§ **Instruction**
Only the lines from the start of the data to the line containing "const SCALE_Y = 104.66", both included, should be output, exactly and without pictures.
►
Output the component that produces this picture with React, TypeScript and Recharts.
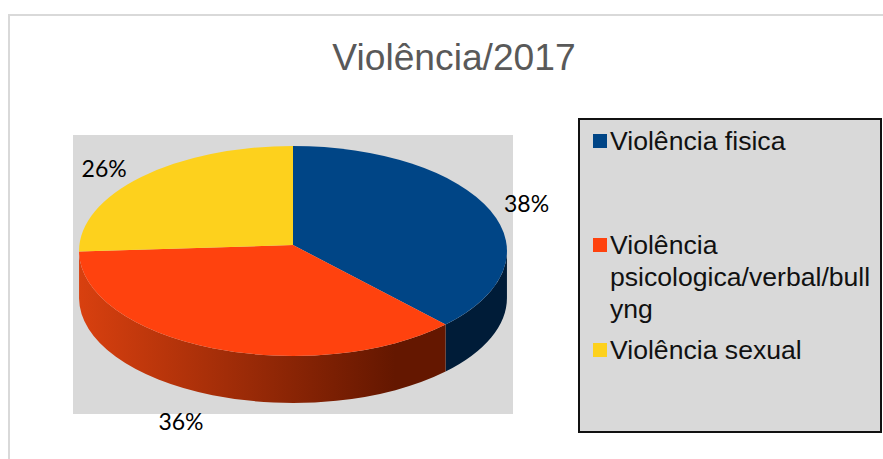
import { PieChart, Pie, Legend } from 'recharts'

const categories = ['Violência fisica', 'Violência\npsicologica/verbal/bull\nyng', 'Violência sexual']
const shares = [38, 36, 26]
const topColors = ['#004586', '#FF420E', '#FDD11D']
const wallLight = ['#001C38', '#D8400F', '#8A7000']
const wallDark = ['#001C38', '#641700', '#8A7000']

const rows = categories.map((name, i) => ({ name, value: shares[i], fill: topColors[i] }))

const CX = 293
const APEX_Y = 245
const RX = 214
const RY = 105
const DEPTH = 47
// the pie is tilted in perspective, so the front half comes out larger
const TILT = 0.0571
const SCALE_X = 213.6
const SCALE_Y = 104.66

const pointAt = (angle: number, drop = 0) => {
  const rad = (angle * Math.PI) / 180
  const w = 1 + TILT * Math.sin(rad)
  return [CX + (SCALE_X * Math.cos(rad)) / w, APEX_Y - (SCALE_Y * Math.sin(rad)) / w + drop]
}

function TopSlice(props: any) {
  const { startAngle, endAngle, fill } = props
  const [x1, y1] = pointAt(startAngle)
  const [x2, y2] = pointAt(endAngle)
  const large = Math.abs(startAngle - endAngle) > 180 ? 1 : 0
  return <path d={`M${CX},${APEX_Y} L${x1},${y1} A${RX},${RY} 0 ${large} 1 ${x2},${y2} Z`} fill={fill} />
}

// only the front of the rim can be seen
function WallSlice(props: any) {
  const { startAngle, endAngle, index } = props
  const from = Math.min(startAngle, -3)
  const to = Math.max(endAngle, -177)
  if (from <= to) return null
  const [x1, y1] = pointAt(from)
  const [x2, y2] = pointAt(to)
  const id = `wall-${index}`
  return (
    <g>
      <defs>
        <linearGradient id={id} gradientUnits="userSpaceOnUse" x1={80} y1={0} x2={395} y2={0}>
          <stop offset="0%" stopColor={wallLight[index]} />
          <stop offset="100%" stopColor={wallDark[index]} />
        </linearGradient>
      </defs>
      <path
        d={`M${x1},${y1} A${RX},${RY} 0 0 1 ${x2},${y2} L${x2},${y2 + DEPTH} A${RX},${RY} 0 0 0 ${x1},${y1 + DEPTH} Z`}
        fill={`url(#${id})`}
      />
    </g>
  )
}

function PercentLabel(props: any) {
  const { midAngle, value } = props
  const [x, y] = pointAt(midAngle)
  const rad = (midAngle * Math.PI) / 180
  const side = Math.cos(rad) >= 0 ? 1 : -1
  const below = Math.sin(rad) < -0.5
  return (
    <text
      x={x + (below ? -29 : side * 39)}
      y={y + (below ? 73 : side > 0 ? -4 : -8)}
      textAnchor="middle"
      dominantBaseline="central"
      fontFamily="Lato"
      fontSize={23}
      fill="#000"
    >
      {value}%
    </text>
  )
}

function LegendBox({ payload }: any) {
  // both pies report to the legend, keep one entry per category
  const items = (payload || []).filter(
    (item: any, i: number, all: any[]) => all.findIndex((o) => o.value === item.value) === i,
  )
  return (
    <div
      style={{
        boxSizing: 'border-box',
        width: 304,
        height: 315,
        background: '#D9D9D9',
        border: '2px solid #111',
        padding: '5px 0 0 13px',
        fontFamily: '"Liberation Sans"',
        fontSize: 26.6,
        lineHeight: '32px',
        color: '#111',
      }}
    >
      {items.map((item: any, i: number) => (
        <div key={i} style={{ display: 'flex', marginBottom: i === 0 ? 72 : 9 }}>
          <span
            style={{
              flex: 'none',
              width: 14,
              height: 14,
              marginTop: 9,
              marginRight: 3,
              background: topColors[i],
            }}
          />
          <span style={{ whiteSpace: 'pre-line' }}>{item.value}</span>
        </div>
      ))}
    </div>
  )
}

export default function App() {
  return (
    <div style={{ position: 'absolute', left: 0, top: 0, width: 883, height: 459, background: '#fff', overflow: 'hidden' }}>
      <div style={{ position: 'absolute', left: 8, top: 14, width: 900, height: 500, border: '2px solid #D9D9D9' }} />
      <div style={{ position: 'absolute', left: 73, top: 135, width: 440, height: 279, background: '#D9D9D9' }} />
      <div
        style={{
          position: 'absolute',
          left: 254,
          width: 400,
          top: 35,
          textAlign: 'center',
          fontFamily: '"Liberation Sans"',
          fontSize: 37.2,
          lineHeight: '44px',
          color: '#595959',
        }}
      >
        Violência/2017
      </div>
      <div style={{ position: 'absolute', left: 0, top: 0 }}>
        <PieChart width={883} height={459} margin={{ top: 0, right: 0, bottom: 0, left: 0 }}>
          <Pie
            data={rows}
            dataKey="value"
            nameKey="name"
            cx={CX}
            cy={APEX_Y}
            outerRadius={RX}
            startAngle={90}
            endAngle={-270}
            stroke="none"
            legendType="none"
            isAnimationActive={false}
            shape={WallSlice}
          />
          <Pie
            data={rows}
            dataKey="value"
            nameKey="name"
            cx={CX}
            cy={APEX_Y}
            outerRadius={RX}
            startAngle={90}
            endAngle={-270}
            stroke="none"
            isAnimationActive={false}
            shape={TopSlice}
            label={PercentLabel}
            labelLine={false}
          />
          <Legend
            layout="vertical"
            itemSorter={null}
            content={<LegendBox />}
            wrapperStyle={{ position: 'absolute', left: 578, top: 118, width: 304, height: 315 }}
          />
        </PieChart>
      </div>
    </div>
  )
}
◄
§ **Written response**
Output the component that produces this picture with React, TypeScript and Recharts.
import { PieChart, Pie, Legend } from 'recharts'

const categories = ['Violência fisica', 'Violência\npsicologica/verbal/bull\nyng', 'Violência sexual']
const shares = [38, 36, 26]
const topColors = ['#004586', '#FF420E', '#FDD11D']
const wallLight = ['#001C38', '#D8400F', '#8A7000']
const wallDark = ['#001C38', '#641700', '#8A7000']

const rows = categories.map((name, i) => ({ name, value: shares[i], fill: topColors[i] }))

const CX = 293
const APEX_Y = 245
const RX = 214
const RY = 105
const DEPTH = 47
// the pie is tilted in perspective, so the front half comes out larger
const TILT = 0.0571
const SCALE_X = 213.6
const SCALE_Y = 104.66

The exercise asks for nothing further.